The washed process involves removing the outer layer of the coffee cherry (depulping), washing the beans to remove any remaining fruit, and then drying the beans. On the other hand, the natural process allows the fruit to dry around the bean, imparting its sweetness and fruitiness. Once the cherries are dry, they are sent to hulling machines to separate the fruit and the coffee beans.
Infused Coffee Processing
The specialty coffee industry is still evolving, and there is no definitive answer as to which processing method is the best. Different methods can be chosen to express different attributes of the coffee, and sometimes, the coffee producer wants to experiment with their coffees.
Lover Boy is a coffee processed using an experimental technique that involves an extra fermentation step. The coffee is produced by Felipe Arcila of Cofinet at his farm Jardines del Eden, where he continues to experiment with new methods to enhance coffee flavor. For this particular lot of Lover Boy, the coffee cherries were depulped and then fermented for 72 hours with fresh red fruits and wine yeast in a dry, anaerobic environment (low or no oxygen).
The Pink Bourbon varietal is known for it's intense fruity notes and complex profile is a great starting place for this experiment.
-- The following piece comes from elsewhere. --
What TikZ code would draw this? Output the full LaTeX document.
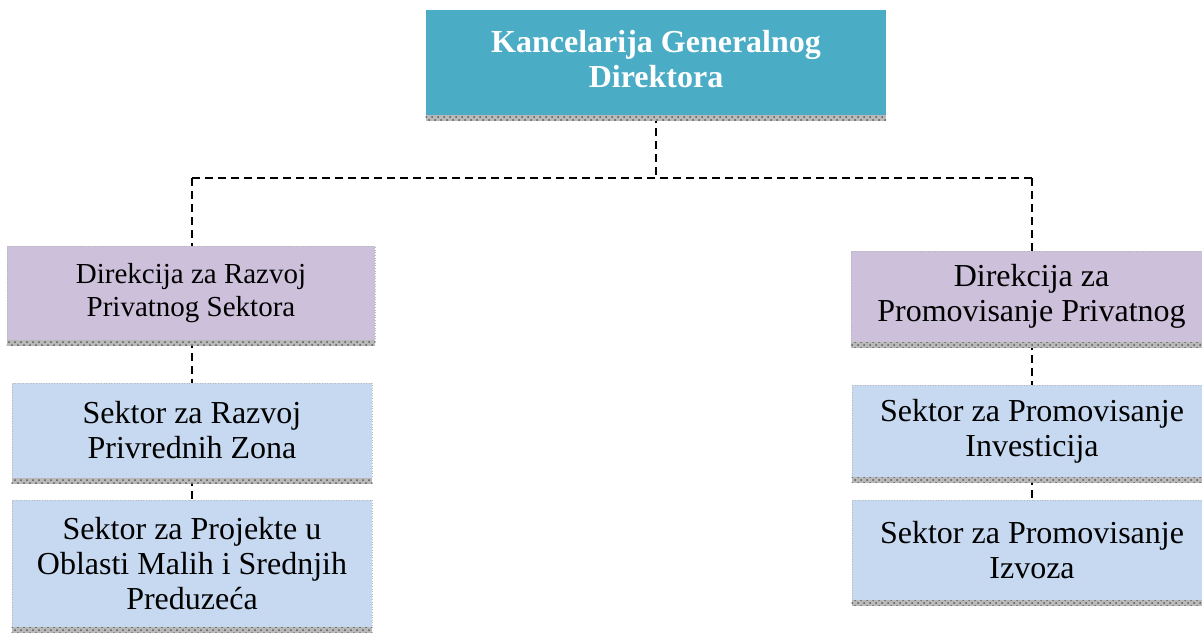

The resulting fermentation created beautiful red berry tones of strawberries and cherries, building upon the coffee's inherent flavour profile.
While infusing coffee with fruit or other spices can produce unique flavours, it is important to keep in mind, this is not a common practice because of the potential quality issues. If not controlled properly, the added flavours can cause spoilage or fermentation issues. Sometimes the infusion can even take over and mask the coffee's natural flavours.